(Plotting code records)
◆ ◆ ◆ ◆ ◆

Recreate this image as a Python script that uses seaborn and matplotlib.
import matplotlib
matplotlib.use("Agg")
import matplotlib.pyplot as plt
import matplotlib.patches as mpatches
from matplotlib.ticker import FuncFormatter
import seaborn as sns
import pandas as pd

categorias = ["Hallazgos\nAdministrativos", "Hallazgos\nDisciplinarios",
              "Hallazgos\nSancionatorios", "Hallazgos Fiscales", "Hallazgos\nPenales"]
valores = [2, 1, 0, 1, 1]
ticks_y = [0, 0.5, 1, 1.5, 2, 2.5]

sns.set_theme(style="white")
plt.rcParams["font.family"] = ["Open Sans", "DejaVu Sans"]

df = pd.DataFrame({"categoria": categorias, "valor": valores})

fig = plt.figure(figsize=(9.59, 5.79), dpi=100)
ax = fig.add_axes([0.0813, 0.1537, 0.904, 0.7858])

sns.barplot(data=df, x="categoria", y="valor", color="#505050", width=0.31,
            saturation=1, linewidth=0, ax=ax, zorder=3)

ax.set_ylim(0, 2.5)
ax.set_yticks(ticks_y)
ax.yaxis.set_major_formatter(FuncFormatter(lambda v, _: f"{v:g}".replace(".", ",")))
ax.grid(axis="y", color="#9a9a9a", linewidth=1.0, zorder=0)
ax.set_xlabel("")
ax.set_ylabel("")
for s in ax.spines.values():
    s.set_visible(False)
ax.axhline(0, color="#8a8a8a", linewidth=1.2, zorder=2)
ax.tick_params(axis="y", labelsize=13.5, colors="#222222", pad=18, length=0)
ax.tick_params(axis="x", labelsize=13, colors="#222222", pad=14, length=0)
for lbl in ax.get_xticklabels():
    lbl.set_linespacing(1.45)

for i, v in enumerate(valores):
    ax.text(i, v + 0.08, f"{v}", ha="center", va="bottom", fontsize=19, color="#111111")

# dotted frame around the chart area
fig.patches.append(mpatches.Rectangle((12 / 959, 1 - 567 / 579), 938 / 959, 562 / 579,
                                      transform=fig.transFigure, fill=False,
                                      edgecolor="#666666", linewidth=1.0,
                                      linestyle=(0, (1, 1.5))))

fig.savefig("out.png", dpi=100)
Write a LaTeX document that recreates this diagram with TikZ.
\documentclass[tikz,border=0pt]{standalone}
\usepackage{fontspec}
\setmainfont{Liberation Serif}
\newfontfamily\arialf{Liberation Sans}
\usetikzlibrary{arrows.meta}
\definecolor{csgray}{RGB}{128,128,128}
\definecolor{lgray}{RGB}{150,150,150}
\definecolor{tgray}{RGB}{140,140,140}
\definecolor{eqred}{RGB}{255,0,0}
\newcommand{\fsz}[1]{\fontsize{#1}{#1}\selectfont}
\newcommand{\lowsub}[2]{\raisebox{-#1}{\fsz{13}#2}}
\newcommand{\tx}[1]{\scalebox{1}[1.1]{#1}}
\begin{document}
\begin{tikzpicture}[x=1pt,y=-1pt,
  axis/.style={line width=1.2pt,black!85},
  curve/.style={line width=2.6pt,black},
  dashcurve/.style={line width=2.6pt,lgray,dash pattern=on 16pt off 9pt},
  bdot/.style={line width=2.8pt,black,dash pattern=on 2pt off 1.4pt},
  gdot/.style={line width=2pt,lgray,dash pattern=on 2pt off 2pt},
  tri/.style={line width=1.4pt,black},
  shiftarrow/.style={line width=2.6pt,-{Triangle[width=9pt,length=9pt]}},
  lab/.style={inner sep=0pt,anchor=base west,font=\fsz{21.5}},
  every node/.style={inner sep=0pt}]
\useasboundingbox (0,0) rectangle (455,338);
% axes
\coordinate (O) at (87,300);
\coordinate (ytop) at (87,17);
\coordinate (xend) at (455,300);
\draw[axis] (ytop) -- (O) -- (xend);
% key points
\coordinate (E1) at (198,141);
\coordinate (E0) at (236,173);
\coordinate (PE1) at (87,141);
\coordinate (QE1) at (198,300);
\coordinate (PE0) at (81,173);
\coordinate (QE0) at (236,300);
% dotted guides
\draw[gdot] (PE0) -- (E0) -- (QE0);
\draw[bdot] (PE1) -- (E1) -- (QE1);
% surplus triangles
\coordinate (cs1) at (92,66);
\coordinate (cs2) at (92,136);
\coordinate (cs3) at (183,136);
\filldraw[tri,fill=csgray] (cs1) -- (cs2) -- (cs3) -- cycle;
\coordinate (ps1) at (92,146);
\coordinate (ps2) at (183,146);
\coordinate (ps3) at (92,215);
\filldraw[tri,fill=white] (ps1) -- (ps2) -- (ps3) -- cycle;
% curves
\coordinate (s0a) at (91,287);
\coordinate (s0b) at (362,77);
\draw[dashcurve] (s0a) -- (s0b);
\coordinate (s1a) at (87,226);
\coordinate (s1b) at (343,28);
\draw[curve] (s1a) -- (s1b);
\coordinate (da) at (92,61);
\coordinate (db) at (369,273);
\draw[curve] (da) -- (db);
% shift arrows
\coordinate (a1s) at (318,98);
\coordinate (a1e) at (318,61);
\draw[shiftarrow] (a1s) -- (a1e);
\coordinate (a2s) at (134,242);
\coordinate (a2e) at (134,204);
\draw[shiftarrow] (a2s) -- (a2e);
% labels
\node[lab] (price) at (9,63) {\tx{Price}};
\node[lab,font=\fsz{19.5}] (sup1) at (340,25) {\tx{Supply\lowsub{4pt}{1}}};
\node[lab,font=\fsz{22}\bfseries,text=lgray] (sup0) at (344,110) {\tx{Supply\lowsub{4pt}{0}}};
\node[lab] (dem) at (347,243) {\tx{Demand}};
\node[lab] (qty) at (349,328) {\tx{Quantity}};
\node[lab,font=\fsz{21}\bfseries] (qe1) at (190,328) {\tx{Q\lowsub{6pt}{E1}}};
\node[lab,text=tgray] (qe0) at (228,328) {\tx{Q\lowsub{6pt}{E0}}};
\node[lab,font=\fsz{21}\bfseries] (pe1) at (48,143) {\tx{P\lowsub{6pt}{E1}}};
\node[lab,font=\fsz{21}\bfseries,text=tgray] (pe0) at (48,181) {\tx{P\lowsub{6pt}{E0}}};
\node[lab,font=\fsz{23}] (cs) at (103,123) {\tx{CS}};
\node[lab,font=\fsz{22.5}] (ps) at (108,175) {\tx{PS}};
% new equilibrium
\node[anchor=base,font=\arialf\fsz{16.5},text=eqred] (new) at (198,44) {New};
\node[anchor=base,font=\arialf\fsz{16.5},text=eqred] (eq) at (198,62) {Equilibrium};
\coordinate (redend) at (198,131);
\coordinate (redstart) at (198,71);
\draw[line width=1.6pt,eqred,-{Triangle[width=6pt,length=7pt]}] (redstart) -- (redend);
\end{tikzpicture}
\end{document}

◆ ◆ ◆ ◆ ◆

[AIM OF THE TASK]:
Copy in full each line that holds the word "matplotlib".

[REPLY]:
Recreate this image as a Python script that uses seaborn and matplotlib.
import matplotlib
matplotlib.use("Agg")
import matplotlib.pyplot as plt
import matplotlib.patches as mpatches
from matplotlib.ticker import FuncFormatter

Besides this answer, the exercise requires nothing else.